▶ [RECORDED INFORMATION]:
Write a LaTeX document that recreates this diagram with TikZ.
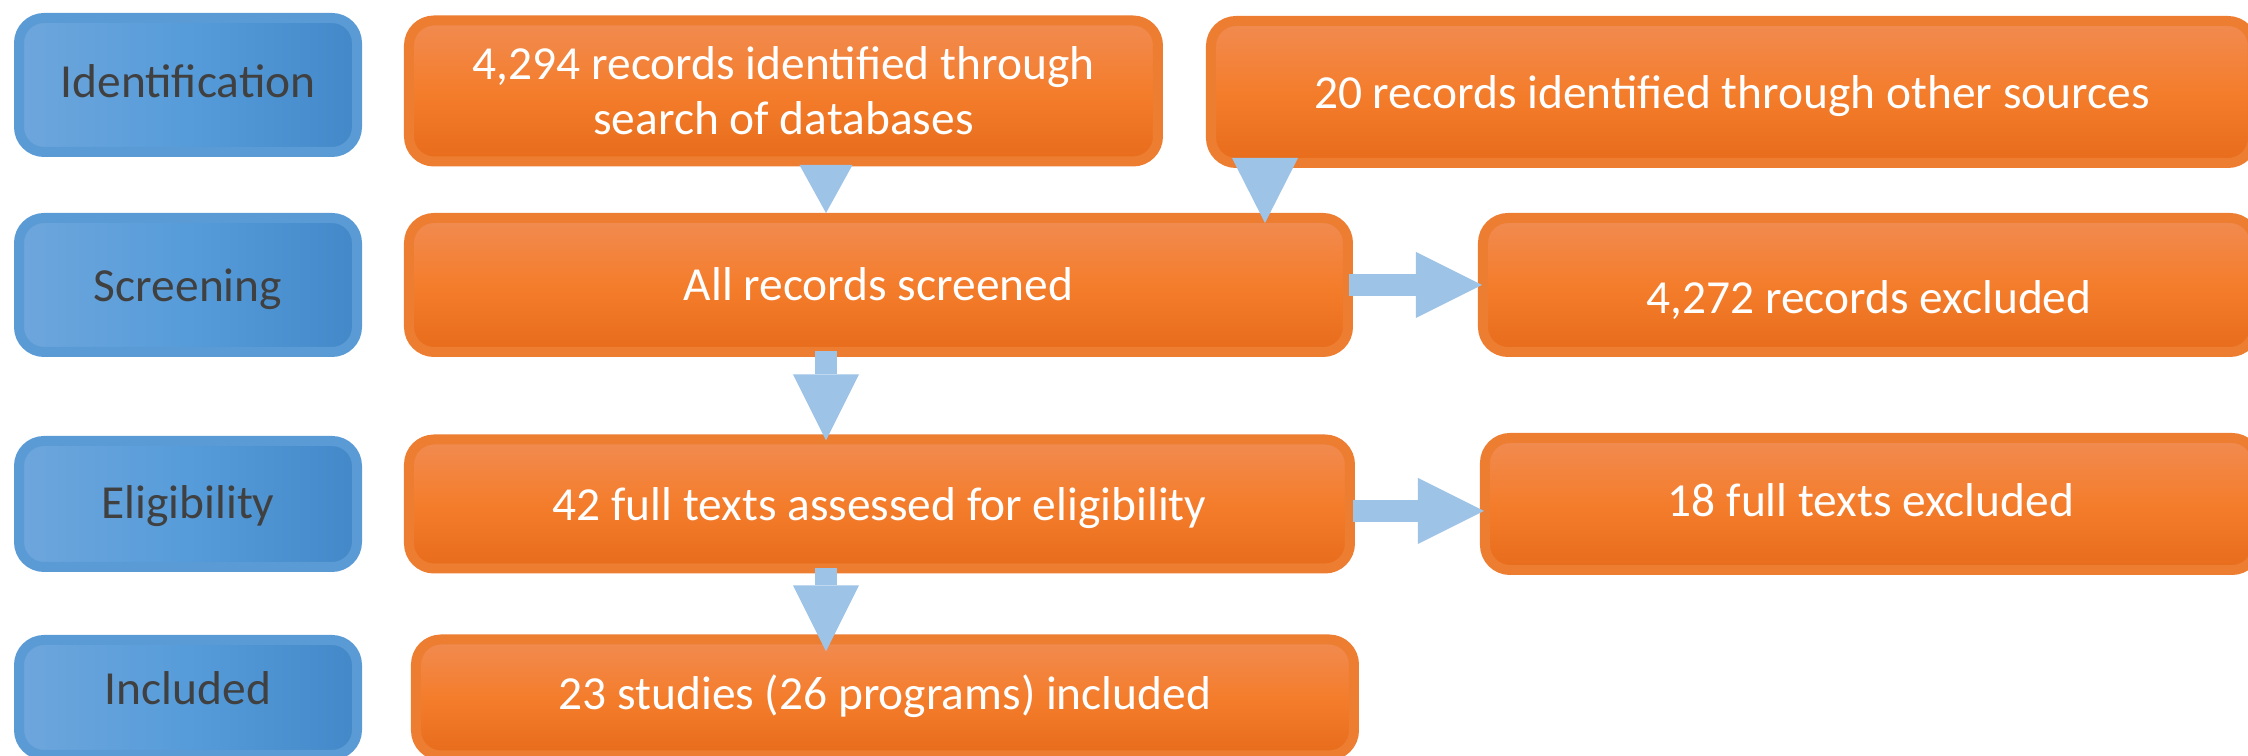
\documentclass[tikz,border=0pt]{standalone}
\usepackage{fontspec}
\setmainfont{Carlito}
\usepackage{xcolor}
\usetikzlibrary{arrows.meta,positioning}

\definecolor{phaseborder}{HTML}{5B9BD5}
\definecolor{phaseleft}{HTML}{6EA6DC}
\definecolor{phasemid}{HTML}{569CDA}
\definecolor{phaseright}{HTML}{4388C8}
\definecolor{phasetext}{HTML}{404040}
\definecolor{stepborder}{HTML}{ED7D31}
\definecolor{steptop}{HTML}{F18B51}
\definecolor{stepmid}{HTML}{F47D2C}
\definecolor{stepbot}{HTML}{E76C1B}
\definecolor{flowblue}{HTML}{9DC3E6}

\begin{document}
\begin{tikzpicture}[x=0.1mm,y=-0.1mm]
            \tikzstyle{phase} = [draw=phaseborder, line width=1mm, rounded corners=2.5mm, left color=phaseleft, right color=phaseright, middle color=phasemid, text=phasetext, minimum width=33.8mm, align=center, font=\fontsize{13.5pt}{15.6pt}\selectfont]
            \tikzstyle{stepbox} = [draw=stepborder, line width=1mm, rounded corners=2.5mm, top color=steptop, bottom color=stepbot, middle color=stepmid, text=white, align=center, font=\fontsize{13.5pt}{15.6pt}\selectfont]
            \tikzstyle{flow} = [draw=flowblue, line width=2.2mm, -{Triangle[length=6.6mm, width=6.6mm, line width=0pt]}]
            \tikzstyle{wedge} = [draw=flowblue, line width=0.1pt]
            \useasboundingbox (0,0) rectangle (2248,756);
            \clip (0,0) rectangle (2248,756);

            \node [phase, minimum height=13.4mm, text height=7.4pt, text depth=0pt] (ident) at (188,85) {Identification};
            \node [phase, minimum height=13.4mm, text height=9.6pt, text depth=0pt, below = 5.6mm of ident] (screen) {Screening};
            \node [phase, minimum height=12.6mm, text height=8pt, text depth=0pt, below = 7.9mm of screen] (elig) {Eligibility};
            \node [phase, minimum height=11.5mm, text height=4.2pt, text depth=0pt, below = 6.3mm of elig] (incl) {Included};

            \node [stepbox, minimum width=74.9mm, minimum height=14.1mm, right = 4.2mm of ident, yshift=-0.6mm] (db) {4,294 records identified through\\search of databases};
            \node [stepbox, minimum width=104.2mm, minimum height=14.2mm, text height=9.2pt, text depth=0pt, right = 4.3mm of db, yshift=-0.1mm] (other) {20 records identified through other sources};
            \node [stepbox, minimum width=93.9mm, minimum height=13.4mm, text height=8.6pt, text depth=0pt, right = 4.2mm of screen] (screened) {All records screened};
            \node [stepbox, minimum width=77.2mm, minimum height=13.4mm, text height=16pt, text depth=0pt, right = 12.5mm of screened] (excl1) {4,272 records excluded};
            \node [stepbox, minimum width=94.1mm, minimum height=12.9mm, text height=9.4pt, text depth=0pt, right = 4.2mm of elig] (full) {42 full texts assessed for eligibility};
            \node [stepbox, minimum width=77.2mm, minimum height=13.2mm, text height=7.4pt, text depth=0pt, right = 12.5mm of full] (excl2) {18 full texts excluded};
            \node [stepbox, minimum width=93.8mm, minimum height=11.6mm, text height=6.8pt, text depth=0pt, right = 4.9mm of incl] (incl23) {23 studies (26 programs) included};

            \coordinate [right = 42.2mm of screened.west] (spine);
            \coordinate [right = 5.9mm of other.south west] (side);

            \draw [wedge, -{Triangle[length=4.8mm, width=5.3mm, line width=0pt]}] (db.south -| spine) -- (screened.north -| spine);
            \draw [wedge, shorten <=-1.1mm, shorten >=-1mm, -{Triangle[length=6.5mm, width=6.6mm, line width=0pt]}] (side) -- (screened.north -| side);
            \draw [flow, shorten <=-0.6mm, shorten >=-0.6mm] (screened.south -| spine) -- (full.north -| spine);
            \draw [flow, shorten <=-0.5mm, shorten >=-1.7mm] (full.south -| spine) -- (incl23.north -| spine);
            \draw [flow, shorten <=-0.4mm, shorten >=-0.4mm] (screened.east) -- (excl1.west);
            \draw [flow, shorten <=-0.2mm, shorten >=-0.4mm] ([yshift=-0.7mm]full.east) -- ([yshift=-0.7mm]full.east -| excl2.west);
\end{tikzpicture}
\end{document}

▶ [WHAT THIS TASK INVOLVES]: Without the pictures, write out all of the material exactly.

▶ [FULL SOLUTION]:
Write a LaTeX document that recreates this diagram with TikZ.
\documentclass[tikz,border=0pt]{standalone}
\usepackage{fontspec}
\setmainfont{Carlito}
\usepackage{xcolor}
\usetikzlibrary{arrows.meta,positioning}

\definecolor{phaseborder}{HTML}{5B9BD5}
\definecolor{phaseleft}{HTML}{6EA6DC}
\definecolor{phasemid}{HTML}{569CDA}
\definecolor{phaseright}{HTML}{4388C8}
\definecolor{phasetext}{HTML}{404040}
\definecolor{stepborder}{HTML}{ED7D31}
\definecolor{steptop}{HTML}{F18B51}
\definecolor{stepmid}{HTML}{F47D2C}
\definecolor{stepbot}{HTML}{E76C1B}
\definecolor{flowblue}{HTML}{9DC3E6}

\begin{document}
\begin{tikzpicture}[x=0.1mm,y=-0.1mm]
            \tikzstyle{phase} = [draw=phaseborder, line width=1mm, rounded corners=2.5mm, left color=phaseleft, right color=phaseright, middle color=phasemid, text=phasetext, minimum width=33.8mm, align=center, font=\fontsize{13.5pt}{15.6pt}\selectfont]
            \tikzstyle{stepbox} = [draw=stepborder, line width=1mm, rounded corners=2.5mm, top color=steptop, bottom color=stepbot, middle color=stepmid, text=white, align=center, font=\fontsize{13.5pt}{15.6pt}\selectfont]
            \tikzstyle{flow} = [draw=flowblue, line width=2.2mm, -{Triangle[length=6.6mm, width=6.6mm, line width=0pt]}]
            \tikzstyle{wedge} = [draw=flowblue, line width=0.1pt]
            \useasboundingbox (0,0) rectangle (2248,756);
            \clip (0,0) rectangle (2248,756);

            \node [phase, minimum height=13.4mm, text height=7.4pt, text depth=0pt] (ident) at (188,85) {Identification};
            \node [phase, minimum height=13.4mm, text height=9.6pt, text depth=0pt, below = 5.6mm of ident] (screen) {Screening};
            \node [phase, minimum height=12.6mm, text height=8pt, text depth=0pt, below = 7.9mm of screen] (elig) {Eligibility};
            \node [phase, minimum height=11.5mm, text height=4.2pt, text depth=0pt, below = 6.3mm of elig] (incl) {Included};

            \node [stepbox, minimum width=74.9mm, minimum height=14.1mm, right = 4.2mm of ident, yshift=-0.6mm] (db) {4,294 records identified through\\search of databases};
            \node [stepbox, minimum width=104.2mm, minimum height=14.2mm, text height=9.2pt, text depth=0pt, right = 4.3mm of db, yshift=-0.1mm] (other) {20 records identified through other sources};
            \node [stepbox, minimum width=93.9mm, minimum height=13.4mm, text height=8.6pt, text depth=0pt, right = 4.2mm of screen] (screened) {All records screened};
            \node [stepbox, minimum width=77.2mm, minimum height=13.4mm, text height=16pt, text depth=0pt, right = 12.5mm of screened] (excl1) {4,272 records excluded};
            \node [stepbox, minimum width=94.1mm, minimum height=12.9mm, text height=9.4pt, text depth=0pt, right = 4.2mm of elig] (full) {42 full texts assessed for eligibility};
            \node [stepbox, minimum width=77.2mm, minimum height=13.2mm, text height=7.4pt, text depth=0pt, right = 12.5mm of full] (excl2) {18 full texts excluded};
            \node [stepbox, minimum width=93.8mm, minimum height=11.6mm, text height=6.8pt, text depth=0pt, right = 4.9mm of incl] (incl23) {23 studies (26 programs) included};

            \coordinate [right = 42.2mm of screened.west] (spine);
            \coordinate [right = 5.9mm of other.south west] (side);

            \draw [wedge, -{Triangle[length=4.8mm, width=5.3mm, line width=0pt]}] (db.south -| spine) -- (screened.north -| spine);
            \draw [wedge, shorten <=-1.1mm, shorten >=-1mm, -{Triangle[length=6.5mm, width=6.6mm, line width=0pt]}] (side) -- (screened.north -| side);
            \draw [flow, shorten <=-0.6mm, shorten >=-0.6mm] (screened.south -| spine) -- (full.north -| spine);
            \draw [flow, shorten <=-0.5mm, shorten >=-1.7mm] (full.south -| spine) -- (incl23.north -| spine);
            \draw [flow, shorten <=-0.4mm, shorten >=-0.4mm] (screened.east) -- (excl1.west);
            \draw [flow, shorten <=-0.2mm, shorten >=-0.4mm] ([yshift=-0.7mm]full.east) -- ([yshift=-0.7mm]full.east -| excl2.west);
\end{tikzpicture}
\end{document}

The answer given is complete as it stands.